> [What you are asked to do] In the entries below, find the line containing "Reproduce this diagram with TikZ.". Copy it and all lines after it, exactly, through the end.

> [Records provided]
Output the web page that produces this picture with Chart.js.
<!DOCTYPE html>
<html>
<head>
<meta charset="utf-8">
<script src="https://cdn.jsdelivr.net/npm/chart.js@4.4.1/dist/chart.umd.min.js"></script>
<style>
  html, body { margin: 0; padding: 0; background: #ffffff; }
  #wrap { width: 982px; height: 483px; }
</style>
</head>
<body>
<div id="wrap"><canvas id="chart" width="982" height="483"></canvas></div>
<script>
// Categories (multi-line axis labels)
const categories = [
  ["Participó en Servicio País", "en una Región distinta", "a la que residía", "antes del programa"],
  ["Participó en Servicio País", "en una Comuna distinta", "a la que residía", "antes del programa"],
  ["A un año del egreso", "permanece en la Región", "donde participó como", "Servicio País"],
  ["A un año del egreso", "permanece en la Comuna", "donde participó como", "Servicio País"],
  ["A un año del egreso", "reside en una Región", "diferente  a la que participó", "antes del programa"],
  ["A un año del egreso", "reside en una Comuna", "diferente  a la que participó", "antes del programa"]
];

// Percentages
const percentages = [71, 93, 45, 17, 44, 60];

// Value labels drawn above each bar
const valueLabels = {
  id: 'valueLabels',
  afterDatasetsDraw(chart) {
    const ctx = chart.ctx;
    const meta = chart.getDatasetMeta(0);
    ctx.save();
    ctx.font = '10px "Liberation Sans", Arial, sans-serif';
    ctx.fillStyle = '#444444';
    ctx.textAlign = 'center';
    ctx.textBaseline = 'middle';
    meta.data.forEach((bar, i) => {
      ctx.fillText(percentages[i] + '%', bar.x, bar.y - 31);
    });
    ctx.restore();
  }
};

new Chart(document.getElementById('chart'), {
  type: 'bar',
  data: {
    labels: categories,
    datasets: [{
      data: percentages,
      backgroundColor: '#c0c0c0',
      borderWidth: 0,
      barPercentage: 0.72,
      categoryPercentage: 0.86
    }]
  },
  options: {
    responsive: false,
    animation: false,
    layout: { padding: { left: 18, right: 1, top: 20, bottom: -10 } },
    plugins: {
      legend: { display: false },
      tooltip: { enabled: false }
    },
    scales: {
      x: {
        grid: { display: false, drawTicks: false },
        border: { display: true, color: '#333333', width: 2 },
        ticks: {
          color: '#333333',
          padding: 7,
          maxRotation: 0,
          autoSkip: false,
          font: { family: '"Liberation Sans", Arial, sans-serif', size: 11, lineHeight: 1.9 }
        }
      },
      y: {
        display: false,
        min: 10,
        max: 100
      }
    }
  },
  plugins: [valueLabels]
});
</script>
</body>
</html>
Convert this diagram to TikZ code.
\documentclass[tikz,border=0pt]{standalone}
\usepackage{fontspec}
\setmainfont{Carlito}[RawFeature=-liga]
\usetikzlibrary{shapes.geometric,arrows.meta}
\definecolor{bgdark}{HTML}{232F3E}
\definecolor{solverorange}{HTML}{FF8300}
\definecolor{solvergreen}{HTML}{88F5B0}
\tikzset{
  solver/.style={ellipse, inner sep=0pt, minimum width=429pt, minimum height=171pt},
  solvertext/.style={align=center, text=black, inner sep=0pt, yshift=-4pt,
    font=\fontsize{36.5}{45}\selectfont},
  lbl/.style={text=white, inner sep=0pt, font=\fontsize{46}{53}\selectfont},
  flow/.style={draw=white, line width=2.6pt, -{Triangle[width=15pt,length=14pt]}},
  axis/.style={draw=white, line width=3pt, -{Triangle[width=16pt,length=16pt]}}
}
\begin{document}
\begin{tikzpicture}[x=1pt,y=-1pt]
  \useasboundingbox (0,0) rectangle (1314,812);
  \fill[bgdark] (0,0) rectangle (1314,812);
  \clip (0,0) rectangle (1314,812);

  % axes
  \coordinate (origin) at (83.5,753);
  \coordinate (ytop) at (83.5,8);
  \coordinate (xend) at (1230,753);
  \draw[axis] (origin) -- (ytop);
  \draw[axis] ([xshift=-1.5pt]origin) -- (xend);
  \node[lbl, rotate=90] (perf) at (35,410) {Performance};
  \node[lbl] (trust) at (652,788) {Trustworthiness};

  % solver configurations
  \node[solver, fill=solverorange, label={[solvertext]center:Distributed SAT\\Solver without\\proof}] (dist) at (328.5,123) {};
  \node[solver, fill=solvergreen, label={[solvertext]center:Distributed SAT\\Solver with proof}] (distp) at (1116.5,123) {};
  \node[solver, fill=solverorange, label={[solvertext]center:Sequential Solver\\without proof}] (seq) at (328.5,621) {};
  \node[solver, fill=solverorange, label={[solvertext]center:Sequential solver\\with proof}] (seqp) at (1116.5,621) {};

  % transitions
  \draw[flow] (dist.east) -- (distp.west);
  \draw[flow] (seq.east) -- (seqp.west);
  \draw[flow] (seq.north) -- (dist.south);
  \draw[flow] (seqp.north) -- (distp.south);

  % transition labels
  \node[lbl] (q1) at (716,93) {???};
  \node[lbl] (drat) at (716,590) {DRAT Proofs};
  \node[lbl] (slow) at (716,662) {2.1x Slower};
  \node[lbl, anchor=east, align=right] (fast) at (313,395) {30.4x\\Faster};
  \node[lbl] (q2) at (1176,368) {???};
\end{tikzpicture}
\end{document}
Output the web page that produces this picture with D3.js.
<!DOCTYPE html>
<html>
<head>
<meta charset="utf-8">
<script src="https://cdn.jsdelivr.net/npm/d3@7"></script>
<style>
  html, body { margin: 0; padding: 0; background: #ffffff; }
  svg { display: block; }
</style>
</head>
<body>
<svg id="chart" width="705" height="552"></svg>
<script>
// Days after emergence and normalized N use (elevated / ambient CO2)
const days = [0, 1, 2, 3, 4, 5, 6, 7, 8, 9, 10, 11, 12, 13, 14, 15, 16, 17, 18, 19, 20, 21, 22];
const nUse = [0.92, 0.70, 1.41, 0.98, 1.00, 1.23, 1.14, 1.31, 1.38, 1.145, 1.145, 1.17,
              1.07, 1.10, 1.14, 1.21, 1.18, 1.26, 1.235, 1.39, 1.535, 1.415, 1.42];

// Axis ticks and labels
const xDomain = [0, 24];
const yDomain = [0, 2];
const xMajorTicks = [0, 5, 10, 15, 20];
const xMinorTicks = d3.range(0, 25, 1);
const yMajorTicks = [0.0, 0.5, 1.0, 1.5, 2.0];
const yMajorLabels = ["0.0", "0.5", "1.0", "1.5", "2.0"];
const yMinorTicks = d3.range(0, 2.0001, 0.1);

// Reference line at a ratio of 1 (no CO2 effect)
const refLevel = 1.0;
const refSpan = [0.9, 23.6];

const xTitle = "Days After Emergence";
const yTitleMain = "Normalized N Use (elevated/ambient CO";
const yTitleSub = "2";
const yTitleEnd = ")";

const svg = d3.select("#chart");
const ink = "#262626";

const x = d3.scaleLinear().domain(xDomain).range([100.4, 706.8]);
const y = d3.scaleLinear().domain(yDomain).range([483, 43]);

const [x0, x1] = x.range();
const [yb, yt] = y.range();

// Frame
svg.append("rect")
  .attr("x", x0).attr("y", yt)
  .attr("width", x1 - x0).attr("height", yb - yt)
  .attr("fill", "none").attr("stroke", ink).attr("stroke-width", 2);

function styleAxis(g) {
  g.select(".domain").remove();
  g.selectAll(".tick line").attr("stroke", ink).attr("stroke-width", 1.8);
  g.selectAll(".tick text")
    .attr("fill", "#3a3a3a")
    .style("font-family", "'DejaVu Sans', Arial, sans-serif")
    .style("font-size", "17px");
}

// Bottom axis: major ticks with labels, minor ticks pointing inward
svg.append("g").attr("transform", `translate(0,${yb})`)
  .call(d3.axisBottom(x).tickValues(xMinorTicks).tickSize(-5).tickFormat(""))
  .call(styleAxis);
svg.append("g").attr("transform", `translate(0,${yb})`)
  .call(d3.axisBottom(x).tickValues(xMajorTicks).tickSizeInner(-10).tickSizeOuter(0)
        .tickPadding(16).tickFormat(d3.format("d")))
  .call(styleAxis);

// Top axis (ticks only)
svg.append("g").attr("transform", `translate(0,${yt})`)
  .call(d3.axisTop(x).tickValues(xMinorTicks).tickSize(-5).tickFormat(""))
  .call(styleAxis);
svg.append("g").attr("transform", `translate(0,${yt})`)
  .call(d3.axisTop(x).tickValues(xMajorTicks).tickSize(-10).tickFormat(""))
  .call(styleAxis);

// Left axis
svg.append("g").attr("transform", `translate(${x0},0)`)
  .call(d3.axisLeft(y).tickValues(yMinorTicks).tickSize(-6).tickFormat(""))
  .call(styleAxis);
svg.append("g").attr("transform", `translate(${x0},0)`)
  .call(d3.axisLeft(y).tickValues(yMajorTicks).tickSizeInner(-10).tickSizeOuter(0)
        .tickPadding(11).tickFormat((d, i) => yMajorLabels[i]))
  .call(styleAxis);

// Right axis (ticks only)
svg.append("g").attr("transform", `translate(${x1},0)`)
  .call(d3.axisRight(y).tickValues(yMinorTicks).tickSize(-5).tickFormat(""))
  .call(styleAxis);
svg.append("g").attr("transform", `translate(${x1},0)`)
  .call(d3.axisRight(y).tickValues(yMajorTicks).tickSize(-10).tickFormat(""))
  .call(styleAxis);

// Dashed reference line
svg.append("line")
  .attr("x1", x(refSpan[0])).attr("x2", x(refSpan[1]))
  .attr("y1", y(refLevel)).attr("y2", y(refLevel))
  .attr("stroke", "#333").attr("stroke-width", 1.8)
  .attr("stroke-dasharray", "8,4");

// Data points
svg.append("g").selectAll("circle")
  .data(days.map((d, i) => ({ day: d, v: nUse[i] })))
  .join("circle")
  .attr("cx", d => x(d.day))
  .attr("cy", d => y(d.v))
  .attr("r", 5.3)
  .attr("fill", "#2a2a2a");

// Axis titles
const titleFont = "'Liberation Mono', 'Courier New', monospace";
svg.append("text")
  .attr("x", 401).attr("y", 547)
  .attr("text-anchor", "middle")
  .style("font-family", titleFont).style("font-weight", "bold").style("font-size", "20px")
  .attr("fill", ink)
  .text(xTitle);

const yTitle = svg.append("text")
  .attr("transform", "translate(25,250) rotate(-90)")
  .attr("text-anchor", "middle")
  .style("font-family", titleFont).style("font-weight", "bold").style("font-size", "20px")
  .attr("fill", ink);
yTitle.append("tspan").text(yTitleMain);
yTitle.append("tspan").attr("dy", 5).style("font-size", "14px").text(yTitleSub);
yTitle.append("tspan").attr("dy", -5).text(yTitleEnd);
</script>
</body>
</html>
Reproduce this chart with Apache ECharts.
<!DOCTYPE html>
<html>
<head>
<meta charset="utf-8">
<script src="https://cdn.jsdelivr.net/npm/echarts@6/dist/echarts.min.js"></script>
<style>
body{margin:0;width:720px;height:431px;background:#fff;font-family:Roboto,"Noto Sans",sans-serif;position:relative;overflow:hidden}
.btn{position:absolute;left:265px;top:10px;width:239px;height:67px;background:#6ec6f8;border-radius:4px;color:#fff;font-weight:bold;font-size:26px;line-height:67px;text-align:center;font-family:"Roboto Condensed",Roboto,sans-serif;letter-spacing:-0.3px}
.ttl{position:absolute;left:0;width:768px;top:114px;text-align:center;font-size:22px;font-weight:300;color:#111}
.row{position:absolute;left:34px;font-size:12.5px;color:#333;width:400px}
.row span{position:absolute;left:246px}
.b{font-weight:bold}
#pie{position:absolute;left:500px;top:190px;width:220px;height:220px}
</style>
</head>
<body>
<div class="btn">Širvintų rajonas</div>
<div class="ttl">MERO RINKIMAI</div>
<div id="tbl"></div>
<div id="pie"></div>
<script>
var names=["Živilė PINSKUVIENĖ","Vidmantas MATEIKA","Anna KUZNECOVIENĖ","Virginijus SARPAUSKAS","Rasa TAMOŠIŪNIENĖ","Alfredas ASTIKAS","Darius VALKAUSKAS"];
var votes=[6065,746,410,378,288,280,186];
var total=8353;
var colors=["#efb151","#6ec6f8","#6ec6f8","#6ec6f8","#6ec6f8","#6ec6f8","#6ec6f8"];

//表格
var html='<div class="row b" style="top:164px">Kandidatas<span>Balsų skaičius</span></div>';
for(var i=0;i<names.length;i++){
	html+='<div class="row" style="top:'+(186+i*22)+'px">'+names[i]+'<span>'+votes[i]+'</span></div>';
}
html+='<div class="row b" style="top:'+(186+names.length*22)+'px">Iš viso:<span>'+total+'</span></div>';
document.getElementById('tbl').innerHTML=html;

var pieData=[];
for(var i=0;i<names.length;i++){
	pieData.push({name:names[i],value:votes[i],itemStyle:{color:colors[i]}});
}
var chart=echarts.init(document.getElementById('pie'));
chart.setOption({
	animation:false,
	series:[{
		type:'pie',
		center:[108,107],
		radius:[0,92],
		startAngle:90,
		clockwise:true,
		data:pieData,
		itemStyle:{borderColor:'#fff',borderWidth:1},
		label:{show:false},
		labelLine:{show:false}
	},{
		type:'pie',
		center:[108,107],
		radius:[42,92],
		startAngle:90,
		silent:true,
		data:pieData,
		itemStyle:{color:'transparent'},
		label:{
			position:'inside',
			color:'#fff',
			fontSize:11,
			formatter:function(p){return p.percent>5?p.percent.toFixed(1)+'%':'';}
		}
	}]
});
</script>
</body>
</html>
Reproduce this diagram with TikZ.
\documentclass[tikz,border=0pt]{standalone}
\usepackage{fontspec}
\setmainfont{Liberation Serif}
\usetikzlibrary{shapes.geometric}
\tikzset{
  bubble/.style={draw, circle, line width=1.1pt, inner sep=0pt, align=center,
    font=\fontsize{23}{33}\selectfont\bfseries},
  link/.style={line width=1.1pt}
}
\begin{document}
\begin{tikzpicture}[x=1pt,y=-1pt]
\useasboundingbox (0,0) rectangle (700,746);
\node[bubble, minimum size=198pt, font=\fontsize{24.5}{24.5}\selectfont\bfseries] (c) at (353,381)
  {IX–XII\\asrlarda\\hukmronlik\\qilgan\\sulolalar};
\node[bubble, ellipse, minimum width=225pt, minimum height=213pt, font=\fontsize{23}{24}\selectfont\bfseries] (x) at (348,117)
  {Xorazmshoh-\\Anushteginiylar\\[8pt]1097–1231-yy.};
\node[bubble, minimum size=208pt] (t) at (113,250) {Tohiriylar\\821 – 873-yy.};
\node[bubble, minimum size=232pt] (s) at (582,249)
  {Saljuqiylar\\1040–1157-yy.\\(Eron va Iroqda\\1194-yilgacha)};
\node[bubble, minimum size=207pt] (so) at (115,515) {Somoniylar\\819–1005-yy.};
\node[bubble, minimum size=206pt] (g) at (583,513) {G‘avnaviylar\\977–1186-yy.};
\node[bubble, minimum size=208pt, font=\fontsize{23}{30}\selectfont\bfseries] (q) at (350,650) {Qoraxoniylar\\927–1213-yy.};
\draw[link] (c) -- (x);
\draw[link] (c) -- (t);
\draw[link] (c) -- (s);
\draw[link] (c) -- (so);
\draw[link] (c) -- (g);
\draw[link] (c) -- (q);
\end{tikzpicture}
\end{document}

> [Solution]
Reproduce this diagram with TikZ.
\documentclass[tikz,border=0pt]{standalone}
\usepackage{fontspec}
\setmainfont{Liberation Serif}
\usetikzlibrary{shapes.geometric}
\tikzset{
  bubble/.style={draw, circle, line width=1.1pt, inner sep=0pt, align=center,
    font=\fontsize{23}{33}\selectfont\bfseries},
  link/.style={line width=1.1pt}
}
\begin{document}
\begin{tikzpicture}[x=1pt,y=-1pt]
\useasboundingbox (0,0) rectangle (700,746);
\node[bubble, minimum size=198pt, font=\fontsize{24.5}{24.5}\selectfont\bfseries] (c) at (353,381)
  {IX–XII\\asrlarda\\hukmronlik\\qilgan\\sulolalar};
\node[bubble, ellipse, minimum width=225pt, minimum height=213pt, font=\fontsize{23}{24}\selectfont\bfseries] (x) at (348,117)
  {Xorazmshoh-\\Anushteginiylar\\[8pt]1097–1231-yy.};
\node[bubble, minimum size=208pt] (t) at (113,250) {Tohiriylar\\821 – 873-yy.};
\node[bubble, minimum size=232pt] (s) at (582,249)
  {Saljuqiylar\\1040–1157-yy.\\(Eron va Iroqda\\1194-yilgacha)};
\node[bubble, minimum size=207pt] (so) at (115,515) {Somoniylar\\819–1005-yy.};
\node[bubble, minimum size=206pt] (g) at (583,513) {G‘avnaviylar\\977–1186-yy.};
\node[bubble, minimum size=208pt, font=\fontsize{23}{30}\selectfont\bfseries] (q) at (350,650) {Qoraxoniylar\\927–1213-yy.};
\draw[link] (c) -- (x);
\draw[link] (c) -- (t);
\draw[link] (c) -- (s);
\draw[link] (c) -- (so);
\draw[link] (c) -- (g);
\draw[link] (c) -- (q);
\end{tikzpicture}
\end{document}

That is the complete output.